Il n’y a pas que les abeilles qui sont décimées par les résidus de néonicotinoïdes. Les fourmis en sont aussi victimes. Mais l’effet de ces pesticides est plus pernicieux: l’une de ses molécules, le thiamethoxame, réduit petit à petit le nombre des ouvrières.
C’est une étude des chercheurs de l’Institut de la santé des abeilles de l’Université de Berne qui l’a démontré. Ils ont observé durant 64 semaines des reines de fourmis noires des jardins (Lasius niger) lors de la constitution de la colonie.
Au début de la première hibernation, les colonies exposées aux pesticides et celles du groupe de contrôle ne présentaient aucune différence de taille.
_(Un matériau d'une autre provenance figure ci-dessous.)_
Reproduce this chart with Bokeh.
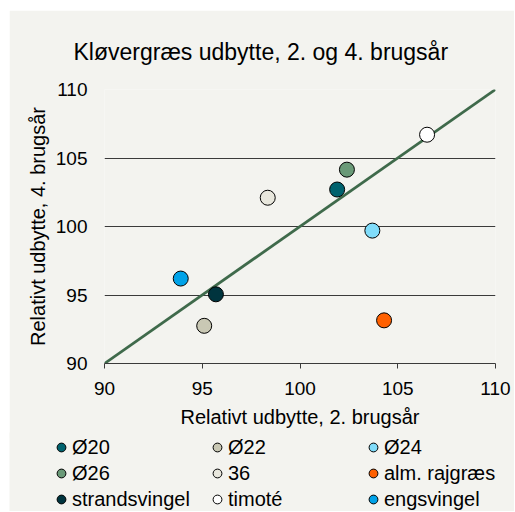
from bokeh.plotting import figure
from bokeh.models import ColumnDataSource, Legend, LegendItem, FixedTicker
from bokeh.embed import file_html
from bokeh.resources import INLINE

# ---- data ----
names = ["Ø20", "Ø22", "Ø24", "Ø26", "36", "alm. rajgræs", "strandsvingel", "timoté", "engsvingel"]
yield_yr2 = [101.9, 95.1, 103.7, 102.4, 98.35, 104.3, 95.7, 106.5, 93.9]
yield_yr4 = [102.7, 92.75, 99.7, 104.15, 102.1, 93.15, 95.05, 106.7, 96.2]
colors = ["#00626E", "#C9C8B4", "#80DCFA", "#6A9A78", "#E8E7DD", "#FF6000", "#00343E", "#FFFFFF", "#00A2E8"]
ticks = [90, 95, 100, 105, 110]

title = "Kløvergræs udbytte, 2. og 4. brugsår"
xlabel = "Relativt udbytte, 2. brugsår"
ylabel = "Relativt udbytte, 4. brugsår"

BG = "#F3F3EF"
FONT = "Liberation Sans"

p = figure(width=505, height=428, x_range=(ticks[0], ticks[-1]), y_range=(ticks[0], ticks[-1]),
           output_backend="svg", toolbar_location=None,
           background_fill_color=BG, border_fill_color=BG,
           min_border_left=95, min_border_right=19, min_border_top=79, min_border_bottom=75)
p.margin = (10, 0, 0, 9)
p.outline_line_color = None

p.title.text = title
p.title.align = "left"
p.title.offset = -31
p.title.text_font = FONT
p.title.text_font_size = "23px"
p.title.text_font_style = "normal"
p.title.text_color = "#000000"
p.title.standoff = 50

# grid
p.xgrid.grid_line_color = None
p.ygrid.grid_line_color = "#3A3A3A"
p.ygrid.grid_line_width = 1
p.ygrid.ticker = FixedTicker(ticks=ticks)

# x axis
p.xaxis.ticker = FixedTicker(ticks=ticks)
p.xaxis.axis_line_color = "#3A3A3A"
p.xaxis.major_tick_line_color = "#3A3A3A"
p.xaxis.major_tick_in = 0
p.xaxis.major_tick_out = 5
p.xaxis.minor_tick_line_color = None
p.xaxis.major_label_standoff = 13
p.xaxis.major_label_text_font = FONT
p.xaxis.major_label_text_font_size = "19px"
p.xaxis.major_label_text_color = "#000000"
p.xaxis.axis_label = xlabel
p.xaxis.axis_label_text_font = FONT
p.xaxis.axis_label_text_font_size = "20px"
p.xaxis.axis_label_text_font_style = "normal"
p.xaxis.axis_label_text_color = "#000000"
p.xaxis.axis_label_standoff = 8

# y axis
p.yaxis.ticker = FixedTicker(ticks=ticks)
p.yaxis.axis_line_color = None
p.yaxis.major_tick_line_color = None
p.yaxis.minor_tick_line_color = None
p.yaxis.major_tick_out = 0
p.yaxis.major_tick_in = 0
p.yaxis.major_label_standoff = 17
p.yaxis.major_label_text_font = FONT
p.yaxis.major_label_text_font_size = "19px"
p.yaxis.major_label_text_color = "#000000"
p.yaxis.axis_label = ylabel
p.yaxis.axis_label_text_font = FONT
p.yaxis.axis_label_text_font_size = "20px"
p.yaxis.axis_label_text_font_style = "normal"
p.yaxis.axis_label_text_color = "#000000"
p.yaxis.axis_label_standoff = 4

# 1:1 reference line
p.line(x=[ticks[0], ticks[-1]], y=[ticks[0], ticks[-1]], line_color="#3F6A4B", line_width=2.8)

for n, xv, yv, c in zip(names, yield_yr2, yield_yr4, colors):
    src = ColumnDataSource(dict(x=[xv], y=[yv]))
    p.scatter("x", "y", source=src, size=15, fill_color=c, line_color="#000000", line_width=1)

# ---- legend strip: a separate root whose frame fills the whole canvas ----
p2 = figure(width=505, height=79, x_range=(0, 1), y_range=(0, 1),
            output_backend="svg", toolbar_location=None,
            x_axis_type=None, y_axis_type=None,
            background_fill_color=BG, border_fill_color=BG,
            min_border=0, min_border_left=0, min_border_right=0,
            min_border_top=0, min_border_bottom=0)
p2.margin = (-6, 0, 0, 9)
p2.outline_line_color = None

legend_renderers = []
for n, xv, yv, c in zip(names, yield_yr2, yield_yr4, colors):
    # same points; they fall outside this strip's ranges, only the legend swatch shows
    r = p2.scatter("x", "y", source=ColumnDataSource(dict(x=[xv], y=[yv])), size=11,
                   fill_color=c, line_color="#000000", line_width=1)
    legend_renderers.append((n, r))

col_left = [41, 197, 353]
for ci in range(3):
    items = [LegendItem(label=legend_renderers[ri * 3 + ci][0],
                        renderers=[legend_renderers[ri * 3 + ci][1]]) for ri in range(3)]
    leg = Legend(items=items, location=(col_left[ci], -1), orientation="vertical",
                 padding=0, spacing=0, margin=0,
                 glyph_width=22, glyph_height=26, label_height=26, label_standoff=0,
                 label_text_font=FONT, label_text_font_size="20px", label_text_color="#000000",
                 border_line_color=None, background_fill_alpha=0)
    p2.add_layout(leg, "center")

open("out.html", "w").write(file_html([p, p2], INLINE))
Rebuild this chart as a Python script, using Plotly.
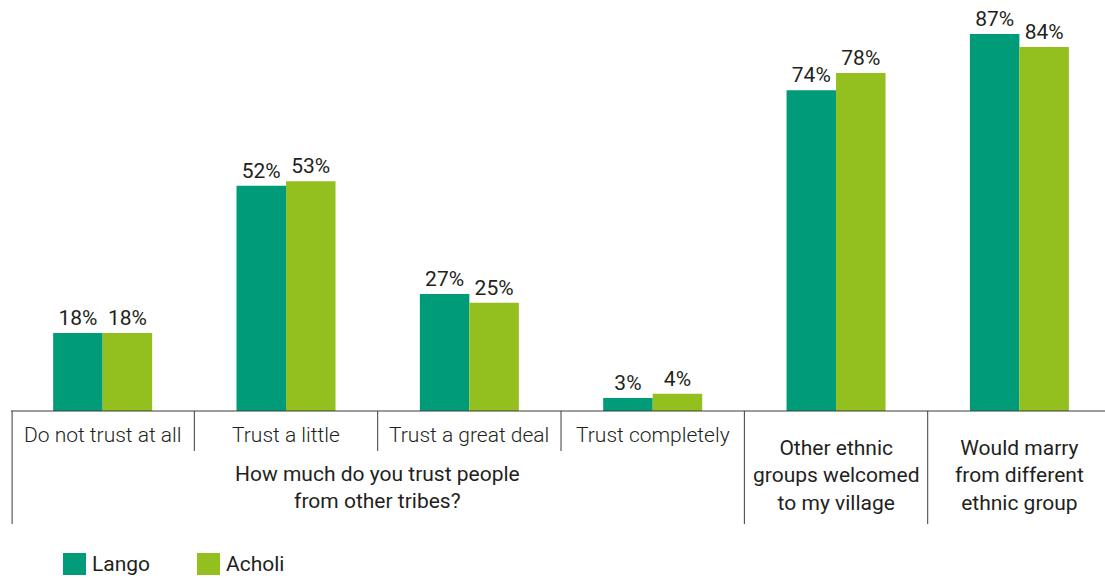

L’année suivante, cependant, il est apparu que les colonies du groupe des pesticides comptaient beaucoup moins d’ouvrières.
Comme la quantité de travailleuses
constitue un facteur décisif pour la vitalité d’une colonie
de fourmis, les fourmis exposées aux pesticides sont donc plus menacées.
«Lorsqu’on prend en considération l’importance des
fourmis pour nos écosystèmes, il devient évident que l’utilisation
de néonicotinoïdes représente une menace pour notre environnement»,
déclare Daniel Schläppi de l’institut, auteur principal de
l’étude publiée dans la revue Nature Communications Biology.
Une espèce commune
La fourmi noire de jardin est une espèce très répandue, de la sous-famille des Formicinae. C’est la fourmi la plus commune en Europe centrale. On le trouve dans des habitats pas trop secs à la lisière des forêts ainsi que dans les milieux dégagés. C’est une fourmi qui s’adapte très bien et qui vit également dans les villes. Elle s’infiltre aussi parfois dans les maisons.
Le thiaméthoxame, une molécule de la famille des néonicotinoïdes, est utilisé comme pesticide dans l’agriculture. Ces substances sont connues pour nuire aux abeilles et déploient longtemps leurs effets.
«En raison de leurs propriétés
chimiques, les insecticides néonicotinoïdes contaminent les sols
et les eaux souterraines. Ils peuvent ainsi être détectés
dans des endroits loin de leur dispersion», poursuit l’auteur.
Longue durée
«Les effets à long terme
de ces insecticides sur les fourmis sont alarmants», déclare le
professeur Peter Neumann. «Notre étude montre combien de temps
cela peut durer jusqu’à ce que les effets de ces résidus
de produits chimiques deviennent visibles, avec des conséquences potentiellement
graves».
"Les effets à long terme de ces insecticides sur les fourmis sont
alarmants." Peter Neumann, professeur à l’Université
de Berne
Les auteurs soulignent donc l’importance de considérer les fourmis comme des organismes modèles et d’inclure les effets à long terme dans les futures évaluations des risques. Cela devrait garantir une agriculture plus durable à long terme.